The boutonniere lesson should have taken 15 minutes at the most, but it took the entire two hours. That's because she made one as a demo, without really explaining what she was doing. The rest of the class consisted of people going up one by one to ask her, "Is this right? Is this right?" So, there was no lesson to speak of, just a chaotic workshop.

Of course, all the finished boutonnieres were hideous, including mine. With such awful junk to work with, there was no other possible result.

Now, I could forgive using fake flowers for the first class only, but the instructor told us to bring a dozen identical fake flowers for next week's class (along with about 20 other items), and she implied that we might maybe try real flowers at the end of the course. What the hell? This is not at all what I want to learn! It's not like you can directly apply the same practices to real and fake flowers: fake flowers bend, they don't wilt, they don't snap, they don't need access to water!

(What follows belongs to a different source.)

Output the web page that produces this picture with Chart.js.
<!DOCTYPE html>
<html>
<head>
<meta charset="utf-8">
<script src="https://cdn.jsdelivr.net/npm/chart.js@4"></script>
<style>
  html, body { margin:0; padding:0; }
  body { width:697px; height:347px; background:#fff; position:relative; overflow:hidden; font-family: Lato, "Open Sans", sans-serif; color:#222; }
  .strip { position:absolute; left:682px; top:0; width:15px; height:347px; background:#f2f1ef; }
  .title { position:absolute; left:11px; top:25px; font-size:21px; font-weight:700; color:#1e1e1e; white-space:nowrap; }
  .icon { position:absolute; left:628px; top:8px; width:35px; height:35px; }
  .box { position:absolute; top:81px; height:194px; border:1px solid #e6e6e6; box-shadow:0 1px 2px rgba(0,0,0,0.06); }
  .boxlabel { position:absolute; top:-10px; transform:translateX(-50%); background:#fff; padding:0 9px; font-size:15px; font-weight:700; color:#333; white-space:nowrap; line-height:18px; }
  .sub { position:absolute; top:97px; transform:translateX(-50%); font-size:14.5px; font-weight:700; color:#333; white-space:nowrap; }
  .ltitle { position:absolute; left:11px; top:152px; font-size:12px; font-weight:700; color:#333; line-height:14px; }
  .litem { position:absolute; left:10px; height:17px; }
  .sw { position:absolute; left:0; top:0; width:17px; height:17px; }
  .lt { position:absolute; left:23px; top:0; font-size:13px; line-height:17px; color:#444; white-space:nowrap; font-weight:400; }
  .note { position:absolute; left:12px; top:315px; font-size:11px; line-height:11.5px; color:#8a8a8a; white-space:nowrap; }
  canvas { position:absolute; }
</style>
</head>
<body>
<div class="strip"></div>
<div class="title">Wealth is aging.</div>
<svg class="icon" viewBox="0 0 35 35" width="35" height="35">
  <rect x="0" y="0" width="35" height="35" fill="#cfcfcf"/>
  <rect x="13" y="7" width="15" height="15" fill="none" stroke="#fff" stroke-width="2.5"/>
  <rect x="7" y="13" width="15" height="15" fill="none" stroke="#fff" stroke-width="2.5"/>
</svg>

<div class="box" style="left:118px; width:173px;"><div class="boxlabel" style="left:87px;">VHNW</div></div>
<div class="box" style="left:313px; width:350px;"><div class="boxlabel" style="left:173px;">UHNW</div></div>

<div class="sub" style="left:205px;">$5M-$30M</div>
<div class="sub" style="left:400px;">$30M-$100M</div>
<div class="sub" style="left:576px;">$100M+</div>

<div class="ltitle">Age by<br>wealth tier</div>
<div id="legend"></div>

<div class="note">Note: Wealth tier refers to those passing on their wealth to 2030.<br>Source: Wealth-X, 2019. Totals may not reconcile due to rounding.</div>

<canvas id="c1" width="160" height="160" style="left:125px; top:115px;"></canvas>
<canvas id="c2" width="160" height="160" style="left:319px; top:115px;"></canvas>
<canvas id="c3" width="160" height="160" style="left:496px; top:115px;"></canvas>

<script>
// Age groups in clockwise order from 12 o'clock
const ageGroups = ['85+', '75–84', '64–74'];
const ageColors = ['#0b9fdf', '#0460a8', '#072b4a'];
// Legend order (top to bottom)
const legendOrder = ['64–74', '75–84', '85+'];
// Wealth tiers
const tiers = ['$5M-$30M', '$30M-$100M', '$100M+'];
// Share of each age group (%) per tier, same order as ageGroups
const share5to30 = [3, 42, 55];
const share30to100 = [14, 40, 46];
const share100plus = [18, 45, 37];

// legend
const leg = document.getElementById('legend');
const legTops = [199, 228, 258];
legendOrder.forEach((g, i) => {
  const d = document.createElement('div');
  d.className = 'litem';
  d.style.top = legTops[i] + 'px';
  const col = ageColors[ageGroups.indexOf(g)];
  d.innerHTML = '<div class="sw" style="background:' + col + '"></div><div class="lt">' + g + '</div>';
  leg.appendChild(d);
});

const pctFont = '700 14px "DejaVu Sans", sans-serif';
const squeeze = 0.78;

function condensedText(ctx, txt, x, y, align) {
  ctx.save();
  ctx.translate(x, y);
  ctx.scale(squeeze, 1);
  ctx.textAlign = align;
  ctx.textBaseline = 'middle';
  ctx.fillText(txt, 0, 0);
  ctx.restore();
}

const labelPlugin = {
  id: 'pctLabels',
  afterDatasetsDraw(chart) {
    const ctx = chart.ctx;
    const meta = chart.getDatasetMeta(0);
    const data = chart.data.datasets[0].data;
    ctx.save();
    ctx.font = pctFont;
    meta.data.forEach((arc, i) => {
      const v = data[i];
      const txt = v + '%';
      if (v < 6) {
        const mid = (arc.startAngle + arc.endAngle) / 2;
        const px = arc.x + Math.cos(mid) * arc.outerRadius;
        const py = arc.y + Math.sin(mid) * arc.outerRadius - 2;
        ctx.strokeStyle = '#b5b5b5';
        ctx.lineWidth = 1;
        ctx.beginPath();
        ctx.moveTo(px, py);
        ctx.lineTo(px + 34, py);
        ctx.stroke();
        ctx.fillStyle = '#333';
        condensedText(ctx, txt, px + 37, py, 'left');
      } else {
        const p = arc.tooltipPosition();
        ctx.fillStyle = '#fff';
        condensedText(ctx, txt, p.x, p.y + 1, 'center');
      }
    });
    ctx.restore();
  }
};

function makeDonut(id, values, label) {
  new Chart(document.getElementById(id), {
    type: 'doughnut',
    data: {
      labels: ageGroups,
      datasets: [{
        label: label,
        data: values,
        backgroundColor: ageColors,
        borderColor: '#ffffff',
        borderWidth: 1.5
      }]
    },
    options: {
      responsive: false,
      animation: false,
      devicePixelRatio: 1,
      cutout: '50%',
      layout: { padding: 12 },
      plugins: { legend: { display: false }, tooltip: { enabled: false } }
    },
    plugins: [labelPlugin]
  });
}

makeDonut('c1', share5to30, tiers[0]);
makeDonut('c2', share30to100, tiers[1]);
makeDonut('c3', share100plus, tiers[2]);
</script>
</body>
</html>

Moreover, I just know that my own modern flower arranging style is not going to mix with someone who thinks that overdyed polyester roses with fake plastic water droplets are pretty.

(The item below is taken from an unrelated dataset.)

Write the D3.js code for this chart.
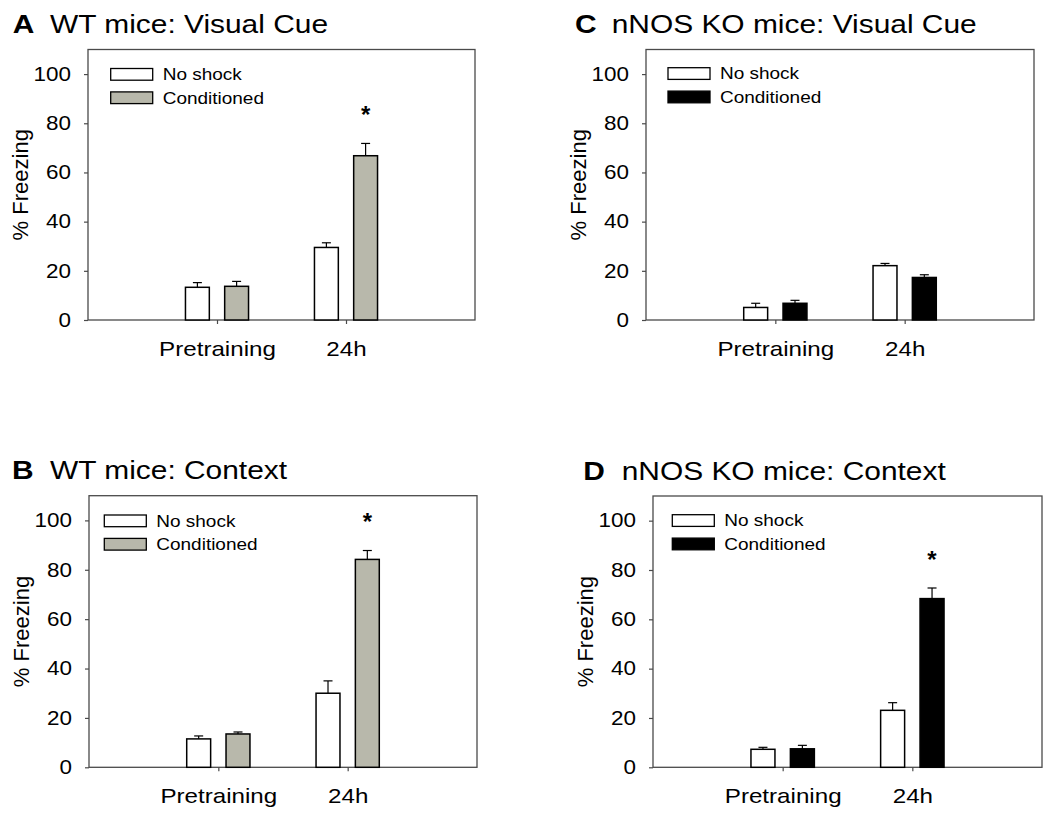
<!DOCTYPE html>
<html>
<head>
<meta charset="utf-8">
<script src="https://cdn.jsdelivr.net/npm/d3@7"></script>
<style>
  body { margin: 0; background: #fff; }
  text { font-family: Arial, "Liberation Sans", sans-serif; fill: #000; }
</style>
</head>
<body>
<svg id="fig" width="1050" height="813"></svg>
<script>
"use strict";
// data (% freezing, mean and SEM)
const categories = ["Pretraining", "24h"];
const groups = ["No shock", "Conditioned"];
const yTicks = [0, 20, 40, 60, 80, 100];

const wtCueNoShock = [13.3, 29.5];
const wtCueNoShockErr = [1.9, 1.9];
const wtCueCond = [13.7, 66.8];
const wtCueCondErr = [2.0, 5.0];
const wtCueStars = [false, true];

const wtCtxNoShock = [11.5, 30.0];
const wtCtxNoShockErr = [1.2, 5.0];
const wtCtxCond = [13.5, 84.2];
const wtCtxCondErr = [0.8, 3.6];
const wtCtxStars = [false, true];

const koCueNoShock = [5.1, 22.1];
const koCueNoShockErr = [1.7, 0.9];
const koCueCond = [6.8, 17.3];
const koCueCondErr = [1.2, 1.1];
const koCueStars = [false, false];

const koCtxNoShock = [7.3, 23.1];
const koCtxNoShockErr = [0.8, 3.1];
const koCtxCond = [7.5, 68.4];
const koCtxCondErr = [1.4, 4.3];
const koCtxStars = [false, true];

// layout of the four panels
const panels = [
  { letter: "A", title: "WT mice: Visual Cue", fill: "#b8b8ab",
    left: 88, right: 475, top: 49.5, bottom: 320, letterX: 12.7, titleX: 50, titleY: 33.3, legX: 22.7, legY: 19,
    noShock: wtCueNoShock, noShockErr: wtCueNoShockErr, cond: wtCueCond, condErr: wtCueCondErr, stars: wtCueStars },
  { letter: "B", title: "WT mice: Context", fill: "#b8b8ab",
    left: 89, right: 477, top: 495.7, bottom: 767.3, letterX: 12, titleX: 50, titleY: 479.3, legX: 15.3, legY: 19.3,
    noShock: wtCtxNoShock, noShockErr: wtCtxNoShockErr, cond: wtCtxCond, condErr: wtCtxCondErr, stars: wtCtxStars },
  { letter: "C", title: "nNOS KO mice: Visual Cue", fill: "#000",
    left: 646, right: 1034, top: 49.5, bottom: 320, letterX: 575, titleX: 611.7, titleY: 33.3, legX: 22, legY: 18.2,
    noShock: koCueNoShock, noShockErr: koCueNoShockErr, cond: koCueCond, condErr: koCueCondErr, stars: koCueStars },
  { letter: "D", title: "nNOS KO mice: Context", fill: "#000",
    left: 653, right: 1042, top: 496, bottom: 767.3, letterX: 583.3, titleX: 621.7, titleY: 480, legX: 19.3, legY: 18.7,
    noShock: koCtxNoShock, noShockErr: koCtxNoShockErr, cond: koCtxCond, condErr: koCtxCondErr, stars: koCtxStars }
];

// the original figure is stretched sideways a bit
const STRETCH = 1.15;
function stretch(sel) {
  sel.each(function () {
    const w = this.getComputedTextLength();
    this.setAttribute("textLength", w * STRETCH);
    this.setAttribute("lengthAdjust", "spacingAndGlyphs");
  });
}

const svg = d3.select("#fig");

panels.forEach(p => {
  const g = svg.append("g");
  const x = d3.scaleLinear().domain([0, 3]).range([p.left, p.right]);
  const y = d3.scaleLinear().domain([0, 110]).range([p.bottom, p.top]);
  const barW = x(0.185) - x(0);
  const offset = 0.152;

  // title
  g.append("text").attr("x", p.letterX).attr("y", p.titleY)
    .style("font-size", "26px").style("font-weight", "bold").text(p.letter).call(stretch);
  g.append("text").attr("x", p.titleX).attr("y", p.titleY)
    .style("font-size", "26px").text(p.title).call(stretch);

  // frame
  g.append("rect")
    .attr("x", p.left).attr("y", p.top)
    .attr("width", p.right - p.left).attr("height", p.bottom - p.top)
    .attr("fill", "none").attr("stroke", "#4a4a4a").attr("stroke-width", 1.3);

  // y axis
  const yAxis = g.append("g")
    .attr("transform", `translate(${p.left},0)`)
    .call(d3.axisLeft(y).tickValues(yTicks).tickSize(4).tickSizeOuter(0).tickPadding(13));
  yAxis.select(".domain").remove();
  yAxis.selectAll(".tick line").attr("stroke", "#4a4a4a").attr("stroke-width", 1.2);
  yAxis.selectAll(".tick text").style("font-size", "19.5px").attr("font-family", null).call(stretch);

  // x axis
  const xAxis = g.append("g")
    .attr("transform", `translate(0,${p.bottom})`)
    .call(d3.axisBottom(x).tickValues([1, 2]).tickSize(4).tickSizeOuter(0).tickPadding(16.7)
      .tickFormat(d => categories[d - 1]));
  xAxis.select(".domain").remove();
  xAxis.selectAll(".tick line").attr("stroke", "#4a4a4a").attr("stroke-width", 1.2);
  xAxis.selectAll(".tick text").style("font-size", "21px").attr("font-family", null).call(stretch);

  // y label
  g.append("text")
    .attr("transform", "rotate(-90)")
    .attr("x", -(p.top + p.bottom) / 2)
    .attr("y", p.left - 68)
    .attr("dy", "0.35em")
    .attr("text-anchor", "middle")
    .style("font-size", "22px")
    .text("% Freezing");

  // bars
  const series = [
    { vals: p.noShock, errs: p.noShockErr, off: -offset, fill: "#fff" },
    { vals: p.cond, errs: p.condErr, off: offset, fill: p.fill }
  ];
  series.forEach(s => {
    const cx = i => x(i + 1 + s.off);
    // error bars (upper only)
    g.selectAll(null).data(s.vals).enter().append("line")
      .attr("x1", (d, i) => cx(i)).attr("x2", (d, i) => cx(i))
      .attr("y1", d => y(d)).attr("y2", (d, i) => y(d + s.errs[i]))
      .attr("stroke", "#000").attr("stroke-width", 1.2);
    g.selectAll(null).data(s.vals).enter().append("line")
      .attr("x1", (d, i) => cx(i) - 4.5).attr("x2", (d, i) => cx(i) + 4.5)
      .attr("y1", (d, i) => y(d + s.errs[i])).attr("y2", (d, i) => y(d + s.errs[i]))
      .attr("stroke", "#000").attr("stroke-width", 1.2);
    g.selectAll(null).data(s.vals).enter().append("rect")
      .attr("x", (d, i) => cx(i) - barW / 2)
      .attr("y", d => y(d))
      .attr("width", barW)
      .attr("height", d => y(0) - y(d))
      .attr("fill", s.fill).attr("stroke", "#000").attr("stroke-width", 1.5);
  });

  // significance stars
  g.selectAll(null).data(p.cond).enter()
    .filter((d, i) => p.stars[i])
    .append("text")
    .attr("x", x(2 + offset))
    .attr("y", d => y(d + p.condErr[1] + 13.5) + 13)
    .attr("text-anchor", "middle")
    .style("font-size", "24px")
    .style("font-weight", "bold")
    .text("*");

  // legend
  const leg = g.append("g").attr("transform", `translate(${p.left + p.legX},${p.top + p.legY})`);
  groups.forEach((name, i) => {
    leg.append("rect")
      .attr("x", 0).attr("y", i * 23.4)
      .attr("width", 42).attr("height", 11.7)
      .attr("fill", i === 0 ? "#fff" : p.fill)
      .attr("stroke", "#000").attr("stroke-width", 1.3);
    leg.append("text")
      .attr("x", 52).attr("y", i * 23.4 + 11.7)
      .style("font-size", "16.5px")
      .text(name).call(stretch);
  });
});
</script>
</body>
</html>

So, what to do? I can drop the course and get my money back. It makes me sad to do that, though, because I really want to learn more about floral design. Perhaps I could just take the money I get back and buy a nice do-it-yourself floristry book
and some supplies... Besides, it's not like I'm a beginner or anything.
Yes, I suppose I was spoiled by my wonderful ikebana lessons with Kawabe Sensei in Takarazuka way back in 2002/2003. She was a very kind, thoughtful and helpful teacher. She always encouraged and praised me, but I though she was just being nice to the slightly hopeless foreigner. Then one day, I overheard her scolding another student. "Look at Andrea's work," said Kawabe Sensei to the other woman in Japanese, "that's the right way to do it." I was shocked and very flattered.

Although we did struggle to communicate the finer philosophical points of 'o-hana', we understood each other. "We are," she said, "human."

Then I moved to London. Several times a week, I walked past the Islington studio of
Paula Pryke (she's the Donna Hay of floral design). Actually, I would walk out of my way just to pass the shop! I love her bold and modern designs. I would press my nose against the window to gaze at her imaginative floral creations, some as tall as me! According to her website, Paula runs a 4 day intensive Flower School at the Islington shop. The cost? A thousand pounds.

So, maybe I'm expecting a little much from my cheap adult education night class?


Rob said...

So sorry to hear about your dead iBook, Andrea. Wow, that sucks.

Atsuko said...

sorry about the class.
I wonder is there any Ikebana teacher in TO?

Netts said...

First, absolutely get your money back. Second, report that hag to the school board for not providing any of the supplies she was supposed to, not having any idea of how to teach and being obviously incompetent. Demand that they fire her to save other unsuspecting students the ordeal. Might seem harsh but you'd be doing it for the greater good.

suzy said...

That is so bad! Fake flowers are hideous and should be banned (along with doilies).
Your ikebana class sounds fantastic though... I have been wanting to try that, but waiting til my Japanese gets better.